Il tema, insomma, è quello della rappresentanza. Ancora una volta. Del rapporto tra elettori ed eletti, mistificato dal Porcellum e banalizzato, in questi anni, come se fosse un rapporto a una sola direzione. Anche nei partiti. E purtroppo anche nel centrosinistra.

Un messaggio inviato al Pd, che è il principale partito dell'opposizione al governo attualmente in carica, ma anche agli altri soggetti politici del centrosinistra. E alla politica nazionale nel suo complesso.

«Democrazia di base nei partiti» significa che, come ripetiamo da tempo, ci vogliono le primarie, non solo per il premier (le premiarie) ma anche per i candidati al Parlamento. Che dovrebbero essere scelti dai cittadini, tra i cittadini, e rappresentarli, costantemente, quotidianamente, e nel modo più trasparente e rigoroso che ci sia.

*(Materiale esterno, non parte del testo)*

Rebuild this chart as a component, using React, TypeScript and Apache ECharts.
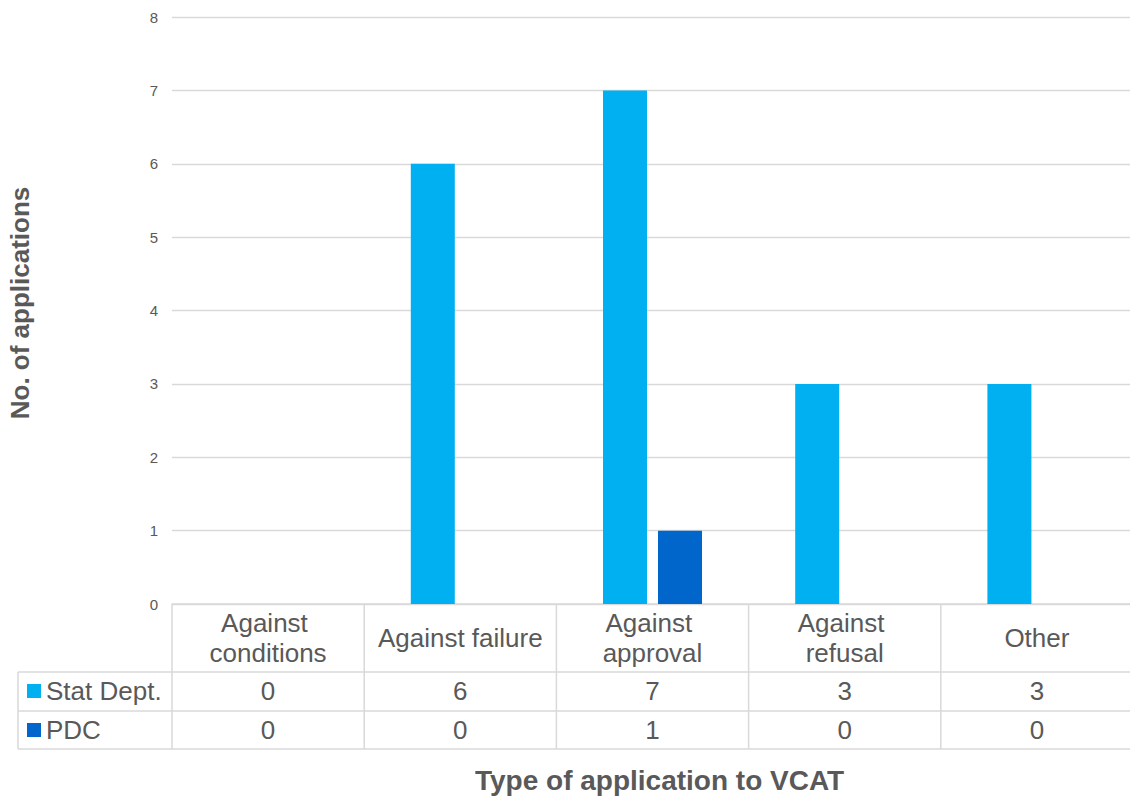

E ci vogliono partiti finalmente aperti, che ospitino le ragioni di tutte queste mobilitazioni, che si confrontino con loro, che cerchino di interpretarle politicamente, alla luce della propria cultura politica e delle soluzioni amministrative e legislative che corrispondono nel migliore dei modi alle esigenze dei cittadini. E alla direzione da dare alle cose.

Sotto l'Arco della Pace, mentre soffia il solito vento di Pisapia (e non solo in senso metaforico), questo è il messaggio: la ricerca di un ponte, di un canale di comunicazione, di una sede di dibattito in cui affrontare la discussione circa il nostro futuro. Senza che i partiti "si sciolgano" nel movimento, senza che il movimento si faccia esso stesso partito (e più partiti, ovviamente, sarebbero). Ma cercando, sulla soglia, e sotto la volta di una politica restituita a se stessa e ci auguriamo vittoriosa, una proposta che sappia rappresentare, appassionare e cambiare le cose. Che riporti la democrazia nel nostro Paese, che è scappata tanti anni fa, e non è più tornata.

Non c'erano molti esponenti del Pd, oggi, in piazza. Ho visto Carlo Monguzzi. E Diana De Marchi. E pochi altri. Forse sarebbe il caso di superare, reticenze, imbarazzi. E iniziare a correre. Togliendosi anche quel maledettissimo cappello, secondo la celebre immagine («non ci mettiamo il cappello») che ha accompagnato le più belle pagine della politica italiana degli ultimi mesi. Buttiamolo là, il cappello: come facevano i ciclisti, quando lanciavano l'attacco decisivo, sulla salita più dura, verso il traguardo.

Se non lo faremo noi, sarà il vento a portarcelo via.